##### DATA SUPPLIED

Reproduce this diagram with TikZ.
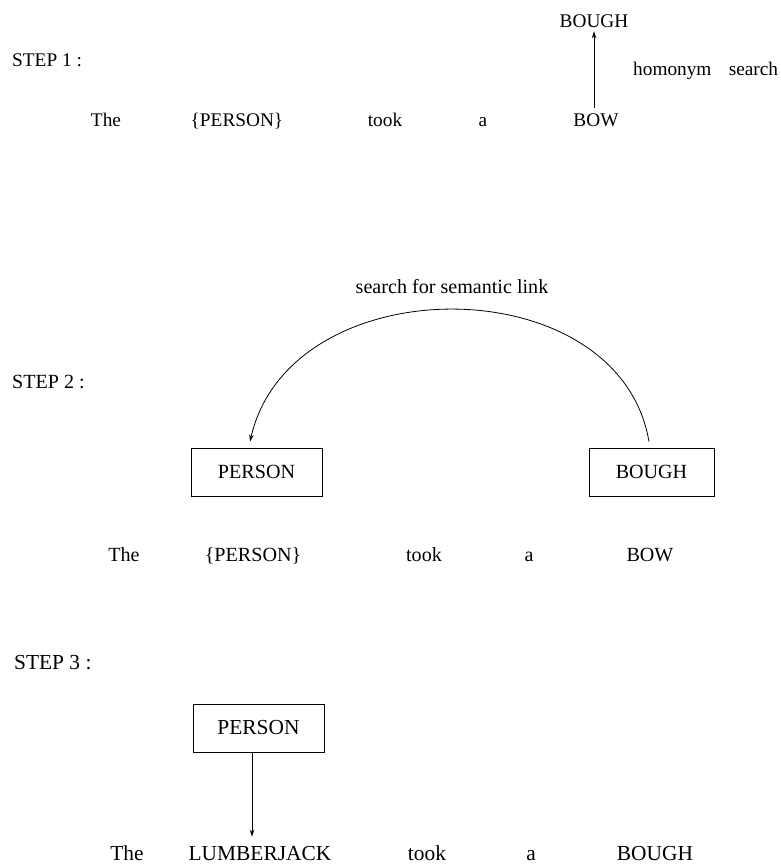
\documentclass[tikz,border=0pt]{standalone}
\usepackage{fontspec}
\setmainfont{Liberation Serif}
\usetikzlibrary{arrows.meta}

% text sizes for the three steps
\newcommand\szA{\fontsize{19.3bp}{22bp}\selectfont}
\newcommand\szB{\fontsize{20.1bp}{23bp}\selectfont}
\newcommand\szC{\fontsize{21.4bp}{24bp}\selectfont}

\begin{document}
\begin{tikzpicture}[x=1bp,y=-1bp,
  word/.style={inner sep=0pt,anchor=base},
  label/.style={inner sep=0pt,anchor=base west},
  conceptbox/.style={draw,line width=0.8bp,minimum height=48bp,inner sep=0pt},
  link/.style={line width=0.8bp,-{Stealth[length=7bp,width=4.5bp]}}]
\useasboundingbox (0,0) rectangle (781,866);

% ---------------- step 1: homonym search ----------------
\node[label] (s1) at (12,66) {\szA STEP 1 :};
\node[word] (w1a) at (106,126) {\szA The};
\node[word] (w1b) at (237,126) {\szA \{PERSON\}};
\node[word] (w1c) at (385,126) {\szA took};
\node[word] (w1d) at (483,126) {\szA a};
\node[word] (w1e) at (596,126) {\szA BOW};
\node[word] (h1) at (594,27) {\szA BOUGH};
\node[label] (hs) at (633,75) {\szA homonym\hspace{0.9em}search};
\draw[link,shorten <=5bp,shorten >=4bp] (w1e.north -| h1.south) -- (h1.south);

% ---------------- step 2: semantic link ----------------
\node[label] (s2) at (12,388) {\szB STEP 2 :};
\node[word] (sl) at (452,293) {\szB search for semantic link};
\node[conceptbox,minimum width=131bp] (p2) at (256.5,472) {\szB PERSON};
\node[conceptbox,minimum width=125bp] (b2) at (651.5,472) {\szB BOUGH};
\node[word] (w2a) at (124,561) {\szB The};
\node[word] (w2b) at (253,561) {\szB \{PERSON\}};
\node[word] (w2c) at (424,561) {\szB took};
\node[word] (w2d) at (529,561) {\szB a};
\node[word] (w2e) at (650,561) {\szB BOW};
\draw[link] ([xshift=-2.5bp,yshift=6bp]b2.north)
  .. controls +(-30,-176) and +(40,-176) .. ([xshift=-6.5bp,yshift=6bp]p2.north);

% ---------------- step 3: substitution ----------------
\node[label] (s3) at (14,669) {\szC STEP 3 :};
\node[conceptbox,minimum width=131bp] (p3) at (258.5,728) {\szC PERSON};
\node[word] (w3a) at (127,860) {\szC The};
\node[word] (w3b) at (260,860) {\szC LUMBERJACK};
\node[word] (w3c) at (427,860) {\szC took};
\node[word] (w3d) at (531,860) {\szC a};
\node[word] (w3e) at (655,860) {\szC BOUGH};
\draw[link,shorten >=9bp] ([xshift=-6.5bp]p3.south) -- ([xshift=-6.5bp]p3.south |- w3b.north);
\end{tikzpicture}
\end{document}
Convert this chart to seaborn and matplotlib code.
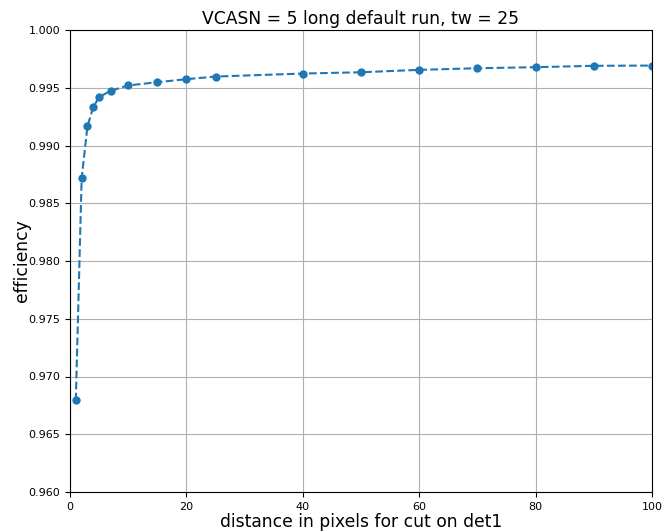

##########

AIM: Exactly as they appear, print the lines of the listing above from its first line through the line that contains "(0,0) rectangle (781,866);", minus the pictures.

OUTPUT OF THE EXERCISE:
Reproduce this diagram with TikZ.
\documentclass[tikz,border=0pt]{standalone}
\usepackage{fontspec}
\setmainfont{Liberation Serif}
\usetikzlibrary{arrows.meta}

% text sizes for the three steps
\newcommand\szA{\fontsize{19.3bp}{22bp}\selectfont}
\newcommand\szB{\fontsize{20.1bp}{23bp}\selectfont}
\newcommand\szC{\fontsize{21.4bp}{24bp}\selectfont}

\begin{document}
\begin{tikzpicture}[x=1bp,y=-1bp,
  word/.style={inner sep=0pt,anchor=base},
  label/.style={inner sep=0pt,anchor=base west},
  conceptbox/.style={draw,line width=0.8bp,minimum height=48bp,inner sep=0pt},
  link/.style={line width=0.8bp,-{Stealth[length=7bp,width=4.5bp]}}]
\useasboundingbox (0,0) rectangle (781,866);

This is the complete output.